On occasion, Henry James would turn out disheartening stage renditions of his best-know fictions. So it was that Daisy Miller - a charming and well-wrought character study - was recast as an obvious and obnoxious melodrama around 1882. Fortunately, James's other great novella, The Turn of the Screw, was completed over a decade after this particular flirtation with the theater. It would thus be spared similar treatment until the mid-1990s, when American playwright Jeffrey Hatcher penned a two-actor adaptation of James's artful, engrossing and none-too-adaptable ghost tale.
Beyond a few nicely controlled opening scenes, Hatcher has laid into his source with exactly the wrong combination of fidelity and experimentation. No amount of formal finesse can rescue veteran director Donald Hicken's recent staging of Hatcher's script.
Where James kept his material's sexual undercurrents tantalizingly submerged, this Turn of the Screw dredges up all the carnality it can. Unlike James's ornate prose, the Everyman's latest is completely approachable. And unlike the great novelist, Hatcher never even comes close to brilliance.
Most of the drama's action takes place at a country estate, where a na've young governess (Megan Anderson) has been sent to care for the niece and nephew of an egocentric gentleman (Bruce R. Nelson). These children, Miles (Nelson again) and Flora (invisible), seem normal at first. But the grounds have a troubled past, and the governess soon comes to believe that the ghosts of two former residents are trying to corrupt her charges.
With the help of an aging housekeeper, Mrs. Grose (more Nelson), she sets out to save the pair from perdition. All this is accompanied by a chain of unanswered, and perhaps unanswerable, questions: Are the ghosts real? What is the specific nature of the evil that menaces Miles and Flora? Would it really have killed the theater's budget to hire a few more actors?
While James's long tale relates a manuscript "in old, faded ink, and in the most beautiful hand," Hatcher has organized his action as a series of diary entries. This efficiently structures Hicken's show. Then again, it also highlights the difficulty of channeling a work that quietly toys with its own written medium onto the stage. What we're left with would seem like little more than a recording session for a book-on-tape, were it not for Colin Bills's masterfully eerie lighting and James Fouchard's labyrinthine set.
Oddly enough, in terms of sheer technical design, this is among the strongest productions in the Everyman's recent history. Riffing smartly on the seemingly disparate traditions of gothic horror and psychological realism that fed the original Turn of the Screw, Fouchard's environment could be either a haunted mansion or a twining externalization of the governess's rattled nervous system.
Sheer virtuosity, though, is seldom enough. Anderson, for instance, can prove an exquisite actress, capable of soaking the stage with emotion using little more than a gasp or a smile. A script that relies so heavily on declamation is ill-fitted to her quiet talents.

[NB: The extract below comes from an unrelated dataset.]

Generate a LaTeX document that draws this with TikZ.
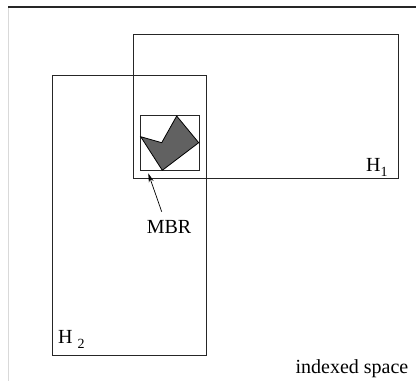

Nelson's work leaves a sharper impression - due, in part, to its nagging hit-or-miss quality. His uncle is at once leering and commanding, and his Miles, though a little monotone, is rendered with a firm dose of understanding.
The same can't be said of his Mrs. Grose. James's novels are filled with sympathetic and completely clueless elderly folk, including the housekeeper. But Nelson frequently plays her with the perpetual snit that yielded outrageous comedy in 2006's The School for Scandal. Here, it reduces the simplistic woman to a dull piece of plot machinery, or at best, a down-to-earth foil for Anderson's romantic protagonist.
At least for Everyman regulars, there should be a wry irony behind all this. As of late - with highbrow offerings like Opus and Sight Unseen - the company has made a concerted and generally successful effort to court the local intelligentsia.
However, Hatcher's The Turn of the Screw is engineered to entrance a much more substantial demographic - namely, people unfamiliar with the original. Such viewers would focus primarily on the twists in James's suspenseful storyline. Indeed, such a storyline just might suffice to deflect attention from Hatcher's cumbersome style.
So where exactly does the whole affair break down? For a while, Hicken's show is simply beset by minor nuisances - impromptu bird calls, Nelson's hasty personality shifts and a central character played by a pocket of thin air. The same spirit of innovation for innovation's sake led Hatcher to slap on an epilogue (something that James's text wisely omits), which consists of a couple stuffy punch lines and a witless allusion to "The Rime of the Ancient Mariner."
Yet this Turn of the Screw jumps the shark several scenes earlier. The most embarrassing touch occurs right before the climax, in a sequence that finds Mrs. Grose pretending to swim across the stage to rescue the imaginary Flora from a nonexistent lake as the governess yells away in the background. It would be enough to inspire James - or at any rate, his ghost - to storm out of the theater.